However, despite being a fundamental tool in the improvement of human teammates, training work is nascent in HATs. Within human-robot teams, training is a well-established concept, with repeated studies showing its effectiveness (Nikolaidis et al., 2015). However, human-AI teams have only seen initial explorations into perturbation training (Johnson et al., 2023), which also isolates human-AI team training research from team-oriented training. Indeed, while human-AI teaming experiments leverage task and procedural training within their experimental procedure (McNeese et al., 2018), research has yet to step back and explore the actual design of this training. Due to this gap and the overwhelming need for training in human-AI teams, recent meta-works have explicitly called for the creation, evaluation, and application of training in human-AI teaming research (McNeese et al., 2023; Oswald et al., 2022). Moving forward, HAT research needs to start to remedy these gaps. Further, these gaps need to be remedied with empirical work that tries to quantify and qualify the impacts, design, and challenges of training in human-AI teams.

Methods

Experimental Task

This study leveraged an in-person experiment in the popular Esports platform Rocket League. Rocket League is a team-based soccer Esport that centers around teams dribbling, passing, and shooting a soccer ball while controlling cars (Pictured in Figure 1). In recent years, Rocket League has become a common platform for human-AI teaming research due to a growing repository of AI teammates that are validated in collaborative tournaments (see RLBot Community) (Flathmann et al., 2023; Verhoeven & Preuss, 2020). Within this environment, two participants were placed into a team with multiple AI teammates to form a human-AI team. These human-AI were tasked to score as many goals as possible on an opposing team of goalies.

Figure 1.

Rocket league screenshot.

Experimental Design

This study leveraged a single between-subjects manipulation with two experimental conditions: individual and collaborative training. In the individual training condition, participants were tasked with completing multiple training games of Rocket League alone, without any other human or AI teammates. In turn, teams within this condition had both participants complete two individual training games separately prior to working together in a human-AI team. Alternatively, the collaborative training condition had both participants work together, without any AI teammates, to complete two training games. The length and purpose of these games were consistent across both conditions, and the only difference was whether participants completed these training games together or separately.

Participants

In total, 32 teams were recruited to take part in this study, with two participants per team for a total of 64 participants. All participants were recruited via a university-maintained student subject pool. The average participant age was 18.34 (SD = 0.65) years old. Participants were compensated with course credit for participation in this experiment.

Experimental Procedure

After being recruited for this study, two participants arrived at a designated research lab. Once both arrived, participants were immediately provided with informed consent letters. Once these letters were read and agreed to, participants completed a few demographic questions. Once completed, participants were then given a brief tutorial on the Rocket League platform, which taught them aspects of the game itself. This tutorial was followed up with a hands-on tutorial and free-play session where participants were able to learn more about the platform and ask questions.
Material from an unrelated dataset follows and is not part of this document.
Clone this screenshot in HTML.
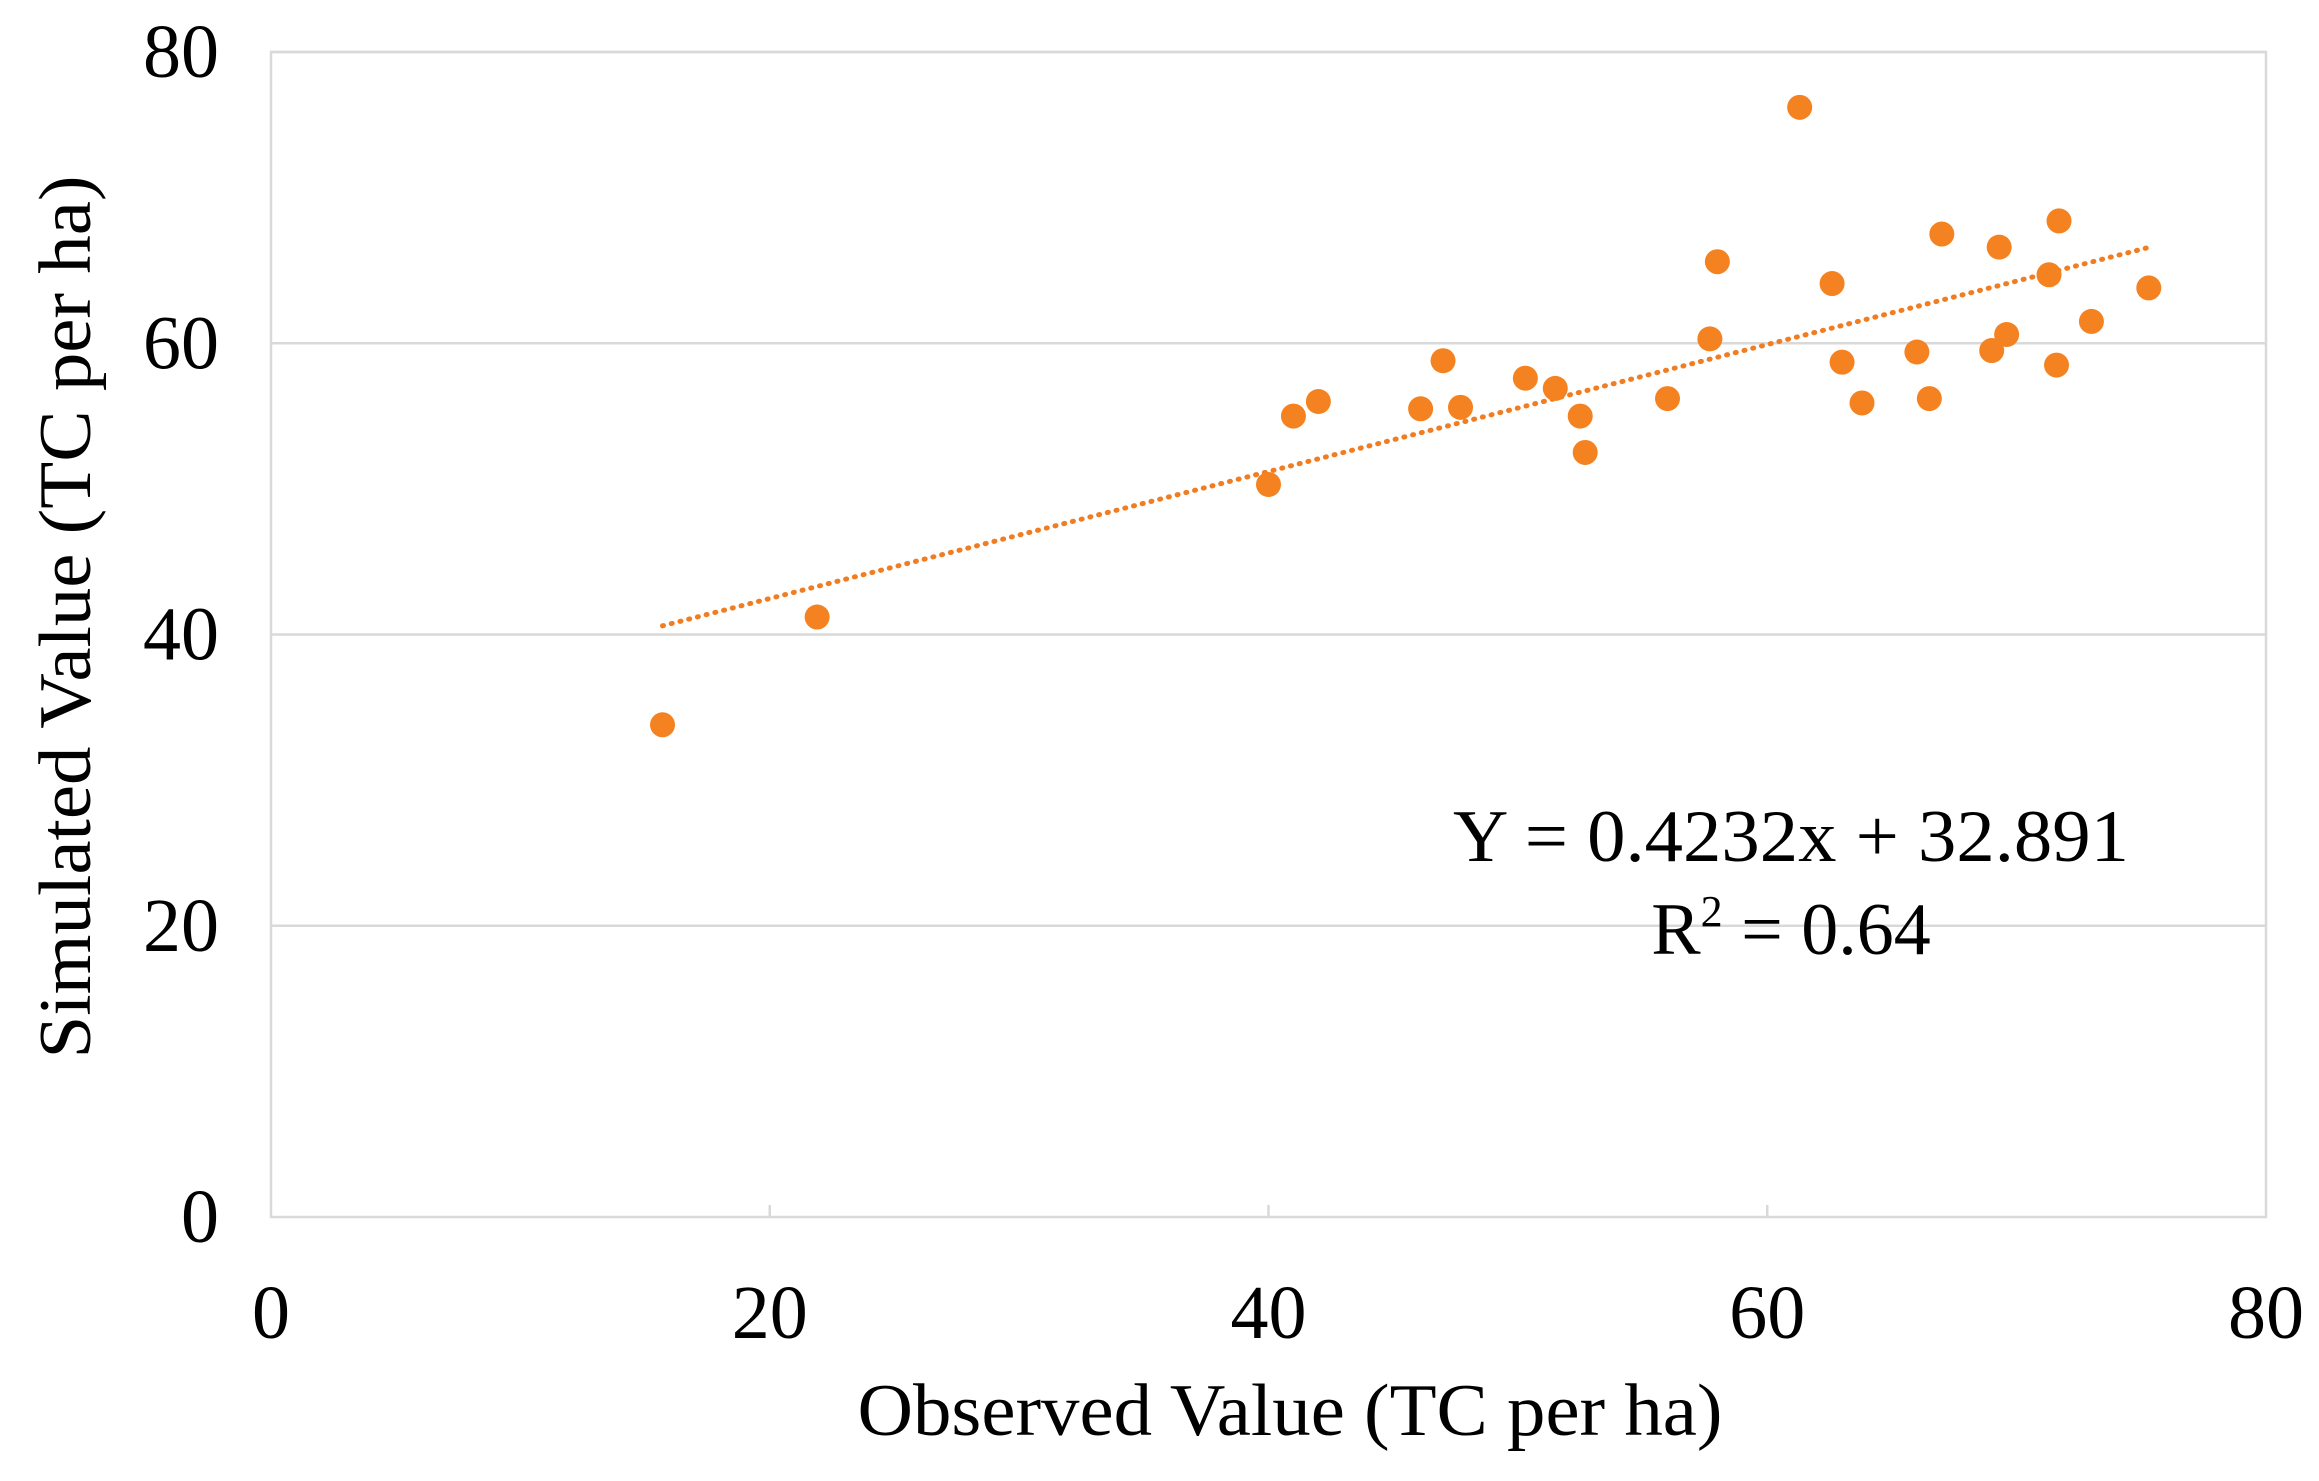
<!DOCTYPE html>
<html><head><meta charset="utf-8"><style>
html,body{margin:0;padding:0;background:#fff;}
svg{display:block;font-family:"Liberation Serif",serif;}
</style></head><body>
<svg id="chart" width="2319" height="1481" viewBox="0 0 2319 1481" xmlns="http://www.w3.org/2000/svg">
<g id="grid"></g>
<g id="axes"></g>
<g id="trend"></g>
<g id="points"></g>
<text x="1290" y="1435" text-anchor="middle" font-size="74" textLength="865" lengthAdjust="spacingAndGlyphs">Observed Value (TC per ha)</text>
<text transform="translate(90,617) rotate(-90)" text-anchor="middle" font-size="74" textLength="883" lengthAdjust="spacingAndGlyphs">Simulated Value (TC per ha)</text>
<text x="1791" y="861" text-anchor="middle" font-size="74" textLength="676" lengthAdjust="spacingAndGlyphs">Y = 0.4232x + 32.891</text>
<text x="1791" y="954" text-anchor="middle" font-size="74">R<tspan font-size="44" dy="-28">2</tspan><tspan dy="28"> = 0.64</tspan></text>
</svg>
<script>
const xTicks=[0,20,40,60,80];
const yTicks=[0,20,40,60,80];
const obsValues=[15.7,21.9,40.0,41.0,42.0,46.1,47.0,47.7,50.3,51.5,52.5,52.7,56.0,57.7,58.0,61.3,62.6,63.0,63.8,66.0,66.5,67.0,69.0,69.3,69.6,71.3,71.6,71.7,73.0,75.3];
const simValues=[33.8,41.2,50.3,55.0,56.0,55.5,58.8,55.6,57.6,56.9,55.0,52.5,56.2,60.3,65.6,76.2,64.1,58.7,55.9,59.4,56.2,67.5,59.5,66.6,60.6,64.7,58.5,68.4,61.5,63.8];
const trendCoef=[0.436,33.75];

const L=271,R=2266,T=52,B=1217;
const NS="http://www.w3.org/2000/svg";
const xs=v=>L+(v-0)/(80-0)*(R-L);
const ys=v=>B-(v-0)/(80-0)*(B-T);
function mk(tag,attrs,parent){const e=document.createElementNS(NS,tag);for(const k in attrs)e.setAttribute(k,attrs[k]);parent.appendChild(e);return e;}
const grid=document.getElementById('grid'),axes=document.getElementById('axes'),trend=document.getElementById('trend'),pts=document.getElementById('points');
yTicks.forEach(t=>{
  if(t>0){const g=mk('line',{x1:L,x2:R,y1:ys(t),y2:ys(t),stroke:'#d9d9d9','stroke-width':2.5},grid);
  
  }
  const tx=mk('text',{x:219,y:ys(t),'text-anchor':'end','dominant-baseline':'central','font-size':76},axes);
  tx.textContent=t;
  
  
});
xTicks.forEach(t=>{
  if(t>0&&t<80){const k=mk('line',{x1:xs(t),x2:xs(t),y1:B-12,y2:B,stroke:'#d9d9d9','stroke-width':2.5},axes);
  
  }
  const tx=mk('text',{x:xs(t),y:1313,'text-anchor':'middle','dominant-baseline':'central','font-size':76},axes);
  tx.textContent=t;
  
  
});
const frame=mk('rect',{x:L,y:T,width:R-L,height:B-T,fill:'none',stroke:'#d9d9d9','stroke-width':2.5},axes);


const xmin=Math.min(...obsValues),xmax=Math.max(...obsValues);
const tl=mk('line',{x1:xs(xmin),y1:ys(trendCoef[0]*xmin+trendCoef[1]),x2:xs(xmax),y2:ys(trendCoef[0]*xmax+trendCoef[1]),stroke:'#F07D22','stroke-width':5,'stroke-dasharray':'1 8','stroke-linecap':'round'},trend);


obsValues.forEach((v,i)=>{
  const c=mk('circle',{cx:xs(v),cy:ys(simValues[i]),r:12.5,fill:'#F58220'},pts);
  
  
});
</script>
</body></html>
Once participants finished this session, the official procedural training began. In this training, participants were loaded into two 5-min practice games, where they completed a simulated game like their actual task. Based on their assigned manipulation, participants either completed both training games alone or separately.

Once finished with training, participants were placed on the same team with multiple other AI teammates. Within these human-AI teams, participants were then tasked with completing a series of three games in the Rocket League platform, which will be referred to as rounds. Participants were not allowed to talk with each other during either the training games or these three scored rounds. These rounds provided an isolated instance to measure team performance and interaction, and the series of rounds provided a means of exploring performance improvement. Breaks were provided in between each round so participants could rest and complete some additional surveys. Once all three rounds were completed, participants were dismissed and provided credit for their participation.

Measures

Measurement for this task was derived from the Rocket League scoring mechanism, as it provides a holistic score based on participants’ ability to move the ball, assist teammates, shoot the ball accurately, and score goals on the opposing team. This scoring mechanism has been used in prior HAT research as an accurate depiction of team and individual performance. With this metric, two dependent variables were calculated. First, human teammate performance was calculated for each human AI teammate for each round, and these performance scores were summed to create a human team score measure for each round. Additionally, the improvement participants saw from round 1 to round 3 was also calculated for each participant and summed for each team to create a human improvement metric.

Results

For human teammates’ summative score, the analysis used a 2 × 3 mixed effects ANOVA with a within-subjects effect for the round (Round One, Round Two, Round Three) and a between-subjects effect for the team’s training type (independent vs. collaborative; Figure 2). Results show a significant interaction effect between round and a team’s training type (F [2, 60] = 3.93, p = .025, n_p² = .02). An examination of the holm post hoc effects revealed that teammates who trained independently performed significantly better in the final round of the task (Round three) than teams that trained collaboratively. However, no significant differences existed between conditions in the first two rounds of performance.

Figure 2.

Graphical summary of the effect of round and training type on human teammate score.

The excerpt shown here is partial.